Fix separated external source prefetch drain

JanuszL · JanuszL · commit fe2b2524cdc8 · 2026-06-17T10:53:01.000+02:00
Keep pipeline prefetching interleaved with backend runs so separated
execution does not leave CPU-prefetched external source batches without
scheduled Mixed/GPU work at end of epoch. Prime separated execution for
the maximum of CPU and GPU queue depths to avoid underfilling asymmetric
queue configurations.

Add a regression that drains a batch external source through mixed image
decoding with symmetric and asymmetric separated CPU/GPU prefetch queues.

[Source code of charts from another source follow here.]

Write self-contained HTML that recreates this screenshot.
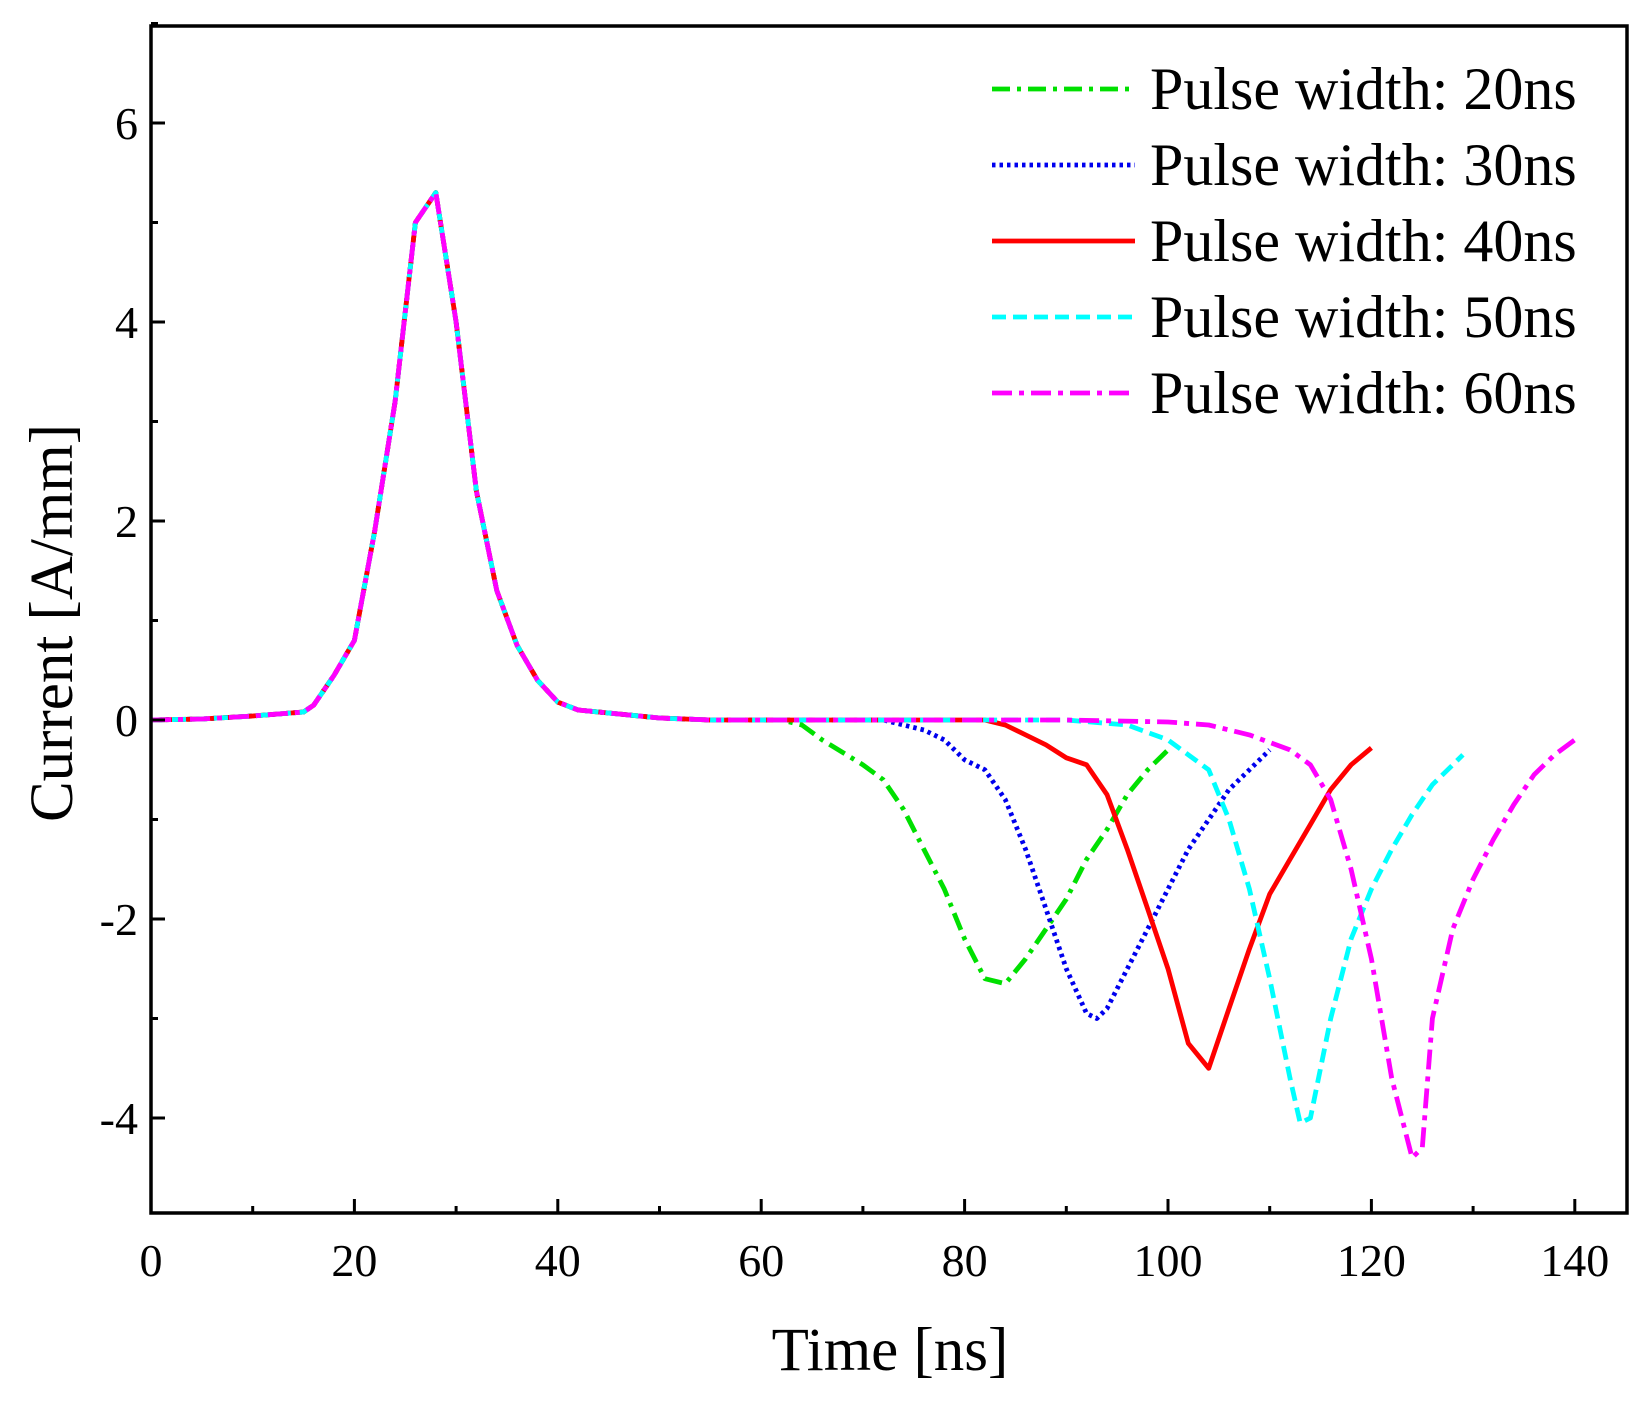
<!DOCTYPE html>
<html><head><meta charset="utf-8"><style>
html,body{margin:0;padding:0;background:#fff;}
svg{display:block;font-family:"Liberation Serif",serif;}
</style></head><body>
<svg id="s" width="1647" height="1405" viewBox="0 0 1647 1405" xmlns="http://www.w3.org/2000/svg">
<rect width="1647" height="1405" fill="#fff"/>
<g id="plot"></g>
<rect x="151" y="26" width="1476" height="1187" fill="none" stroke="#000" stroke-width="3.5"/>
<g id="ticks" stroke="#000" stroke-width="3"></g>
<g id="labels" font-size="46" fill="#000"></g>
<text x="890" y="1370" font-size="61" text-anchor="middle">Time [ns]</text>
<text transform="translate(72,623) rotate(-90)" font-size="61" text-anchor="middle">Current [A/mm]</text>
<g id="legend" font-size="60"></g>
</svg>
<script>
const X=t=>151+t*10.17, Y=v=>720-v*99.5;
const ns="http://www.w3.org/2000/svg";
function el(p,tag,a,txt){const e=document.createElementNS(ns,tag);for(const k in a)e.setAttribute(k,a[k]);if(txt!==undefined)e.textContent=txt;document.getElementById(p).appendChild(e);}
const B=1213;
for(let t=0;t<=140;t+=10){const M=t%20==0;el('ticks','line',{x1:X(t),x2:X(t),y1:B,y2:B-(M?14:7)});if(M)el('labels','text',{x:X(t),y:1276,'text-anchor':'middle'},String(t));}
for(let v=-4;v<=7;v++){const M=v%2==0;el('ticks','line',{x1:151,x2:151+(M?14:7),y1:Y(v),y2:Y(v)});if(M)el('labels','text',{x:138,y:Y(v)+16,'text-anchor':'end'},String(v));}
const base=[[0,0],[5,0.01],[10,0.04],[15,0.08],[16,0.15],[18,0.45],[20,0.8],[22,1.9],[24,3.2],[26,5.0],[28,5.3],[30,4.0],[32,2.3],[34,1.3],[36,0.75],[38,0.4],[40,0.18],[42,0.1],[50,0.02],[55,0],[60,0]];
const S={
g:[[62,0],[64,-0.05],[66,-0.2],[70,-0.45],[72,-0.6],[74,-0.9],[76,-1.3],[78,-1.7],[80,-2.2],[82,-2.6],[84,-2.65],[86,-2.4],[88,-2.1],[90,-1.8],[92,-1.4],[94,-1.1],[96,-0.75],[98,-0.5],[100,-0.3]],
b:[[72,0],[76,-0.1],[78,-0.2],[80,-0.4],[82,-0.5],[84,-0.8],[86,-1.3],[88,-1.9],[90,-2.5],[92,-2.95],[93,-3.0],[94,-2.9],[96,-2.5],[98,-2.1],[100,-1.7],[102,-1.3],[104,-1.0],[106,-0.7],[108,-0.5],[110,-0.3]],
r:[[82,0],[84,-0.05],[86,-0.15],[88,-0.25],[90,-0.38],[92,-0.45],[94,-0.75],[96,-1.3],[98,-1.9],[100,-2.5],[102,-3.25],[104,-3.5],[106,-2.9],[108,-2.3],[110,-1.75],[112,-1.4],[114,-1.05],[116,-0.7],[118,-0.45],[120,-0.28]],
c:[[90,0],[96,-0.05],[100,-0.2],[102,-0.35],[104,-0.5],[106,-1.0],[108,-1.7],[110,-2.6],[112,-3.6],[113,-4.05],[114,-4.0],[116,-3.0],[118,-2.2],[120,-1.7],[122,-1.3],[124,-0.95],[126,-0.65],[128,-0.45],[129,-0.35]],
m:[[90,0],[100,-0.02],[104,-0.05],[108,-0.15],[112,-0.3],[114,-0.45],[116,-0.8],[118,-1.5],[120,-2.4],[122,-3.6],[124,-4.4],[125,-4.3],[126,-3.0],[128,-2.1],[130,-1.6],[132,-1.2],[134,-0.85],[136,-0.55],[138,-0.35],[140,-0.2]]};
const st={g:['#00e000','18,7,4,7'],b:['#0000ee','3.5,4'],r:['#ff0000',''],c:['#00ffff','14,7'],m:['#ff00ff','20,7,5,7']};
const path=pts=>'M'+pts.map(p=>X(p[0]).toFixed(1)+','+Y(p[1]).toFixed(1)).join('L');
['g','b','r','c','m'].forEach(k=>{const pts=base.concat(S[k]);el('plot','path',{d:path(pts),fill:'none',stroke:st[k][0],'stroke-width':4.8,'stroke-dasharray':st[k][1],'stroke-linejoin':'round'});});
const names=['20','30','40','50','60'];
['g','b','r','c','m'].forEach((k,i)=>{const y=89+i*76;el('legend','line',{x1:992,x2:1135,y1:y,y2:y,stroke:st[k][0],'stroke-width':4.8,'stroke-dasharray':st[k][1]});el('legend','text',{x:1150,y:y+20},'Pulse width: '+names[i]+'ns');});
</script>
</body></html>
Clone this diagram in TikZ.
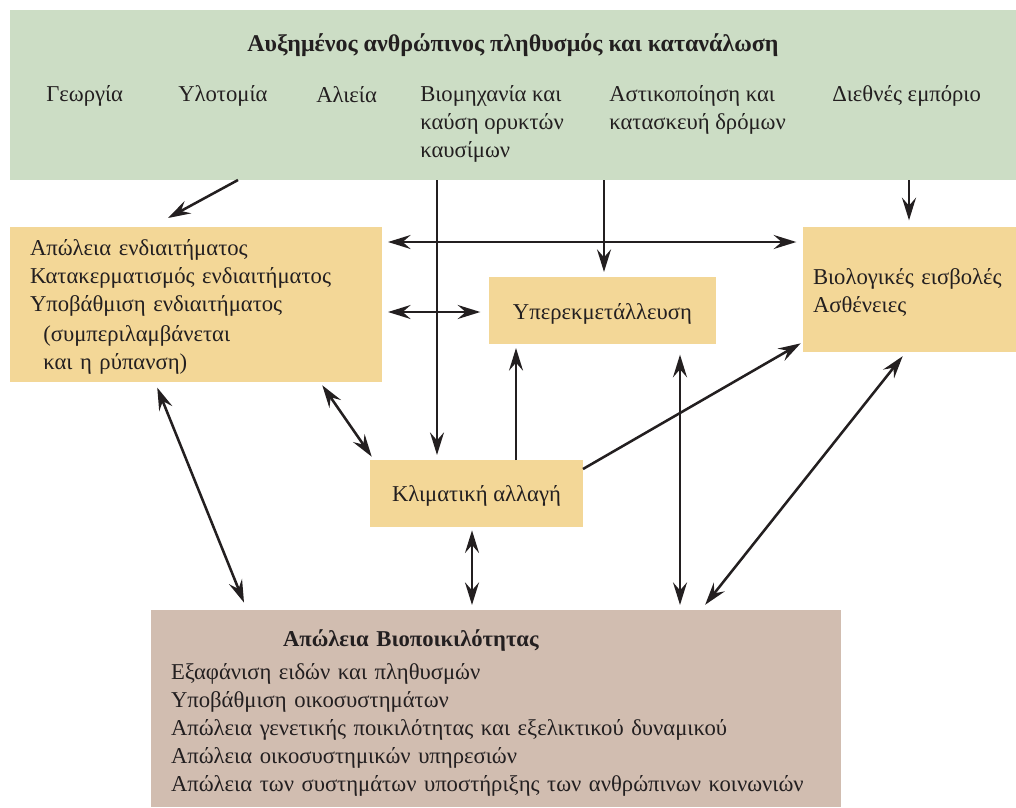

Signed-off-by: Janusz Lisiecki &lt;jlisiecki@nvidia.com&gt;
diff --git a/dali/python/nvidia/dali/pipeline.py b/dali/python/nvidia/dali/pipeline.py
@@ -1591,29 +1591,22 @@ def _prefetch(self):
             raise RuntimeError("The pipeline was destroyed.")
         self._schedule_py_workers()
 
-        # We probably need some benchmarking before we remove this code path
-        if not self._exec_separated:
-            self._legacy_interleaved_prefetch()
-            return
-
-        # The new way: try to run the inputs and then feed them, finally call _pipe.Prefetch()
-        # If this fails, we just run `_pipe.Run()` a bunch of times. This will likely blow up for
-        # separated queues, which are not properly supported anyway.
-        iters_fed = 0
-        self._first_iter = False
-        iters_fed, success = self._prefetch_inputs()
-        if success:
-            self._pipe.Prefetch()
-        else:
-            self._last_iter = True
-            for _ in range(iters_fed):
-                self._pipe.Run()
+        # Keep input feeding interleaved with backend runs. Feeding all inputs
+        # first can leave separated execution with CPU-prefetched batches that
+        # have no scheduled Mixed/GPU work when an external source reaches end
+        # of epoch.
+        self._legacy_interleaved_prefetch()
 
     # This is the old way of prefetching - the feeding and running steps are interleaved.
     # Running all callbacks at once, then feeding, then running - may affect the performance
     # of the 1st iteration.
     def _legacy_interleaved_prefetch(self):
-        for _ in range(self._cpu_queue_size):
+        prefetch_count = (
+            max(self._cpu_queue_size, self._gpu_queue_size)
+            if self._exec_separated
+            else self._cpu_queue_size
+        )
+        for _ in range(prefetch_count):
             try:
                 self._first_iter = False
                 self._iter_setup()
diff --git a/dali/test/python/test_pipeline.py b/dali/test/python/test_pipeline.py
@@ -1893,6 +1893,54 @@ def my_pipe():
     my_pipe(device_id=0, seed=1234, num_threads=3, set_affinity=True, py_num_workers=3)
 
 
+def test_separated_queue_external_source_drains_prefetched_batches():
+    batch_size = 4
+    num_batches = 10
+    image_pattern = os.path.join(jpeg_folder, "*", "*.jpg")
+    paths = sorted(glob.glob(image_pattern))[: batch_size * num_batches]
+    assert len(paths) == batch_size * num_batches
+
+    def batches():
+        for i in range(num_batches):
+            batch_paths = paths[i * batch_size : (i + 1) * batch_size]
+            yield [np.fromfile(path, dtype=np.uint8) for path in batch_paths]
+
+    for cpu_size, gpu_size in [(2, 2), (3, 2), (2, 3)]:
+
+        @dali.pipeline_def(
+            batch_size=batch_size,
+            num_threads=4,
+            device_id=0,
+            prefetch_queue_depth={"cpu_size": cpu_size, "gpu_size": gpu_size},
+        )
+        def pipe():
+            encoded = fn.external_source(
+                source=batches,
+                batch=True,
+                cycle="raise",
+            )
+            decoded = fn.decoders.image(
+                encoded,
+                device="mixed",
+                output_type=types.RGB,
+            )
+            return decoded
+
+        p = pipe()
+        p.build()
+        for _ in range(num_batches):
+            out = p.run()[0]
+            assert len(out) == batch_size
+            decoded = out.as_cpu()
+            for sample_idx in range(batch_size):
+                sample = decoded.at(sample_idx)
+                assert sample.ndim == 3
+                assert sample.shape[-1] == 3
+                assert np.any(sample)
+        with assert_raises(StopIteration):
+            p.run()
+
+
 def test_not_iterable():
     import nvidia.dali._utils.hacks as hacks
     import collections.abc